Cuán lejos y a la vez cuán cerca de la patria anduvo siempre José María Heredia, el desterrado; el poeta valeroso a quien sólo le faltó coraje para morir sin volver a ver a su madre y a sus palmas.

 

Texto Rosa Pérez López 

Y precisamente donde en Cuba las palmas son más altas, nació José María el 31 de diciembre de 1803: allá, en la  indómita Santiago, que le puso fuego en las venas en lugar de sangre; y un verbo caudaloso semejante a la corriente del Cauto; y una romántica rebeldía muy cercana a la cumbre del Turquino.

Tantas veces y tantos años alejado de su patria, y sin embargo su poesía -al decir de José Martí- "sólo daba sus sones reales y se coronaba de rayos cuando pensaba en Cuba".

Así ante el lejano torrente de las inmensas cataratas norteñas, deslumbrado por el sobrenatural desplome de las aguas sobre un abismo de espumas, se le hizo verso la añoranza -“Las palmas, ay, las palmas”- para que el poeta de tan acendrada cubanía trascendiera su tiempo como El Cantor del Niágara.

Cuán lejos y a la vez cuán cerca de la patria anduvo siempre Heredia, el  abogado, el profesor, el periodista, el diplomático, el diputado; el bardo mimado por las mujeres y las musas, que tanto supo de la traición de unas y la lealtad de otras. 

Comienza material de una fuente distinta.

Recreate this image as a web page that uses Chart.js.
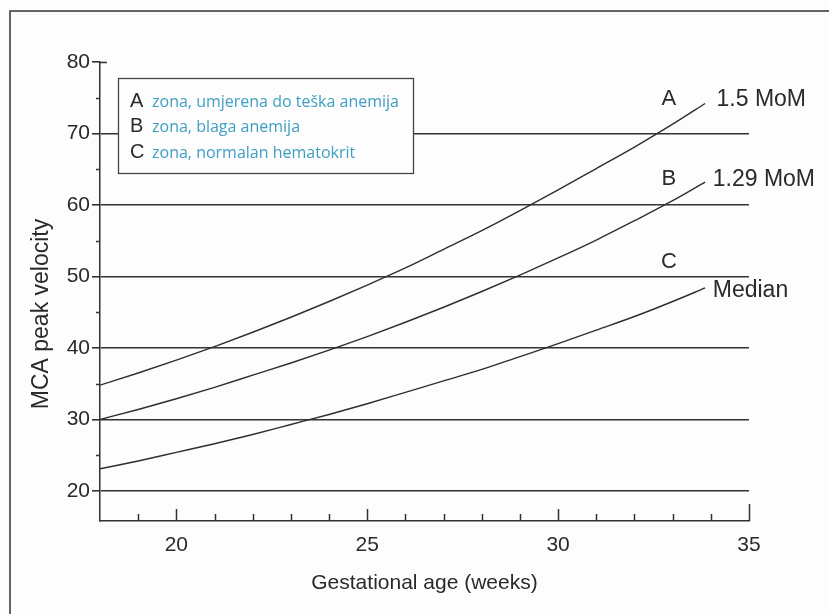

El conspirador que en suelo extraño no soportó la angustia de no ver nunca más a su madre y a sus palmas, y con tal de reencontrarlas se retractó de sus ideas. 

El patriota incomprendido y olvidado por sus contemporáneos; el poeta desterrado y sin tumba en ningún sitio; el cubano que tan lejos y a la vez tan cerca estuvo siempre de la tierra que le vio nacer y que amara con todas las fuerzas de su atribulado corazón.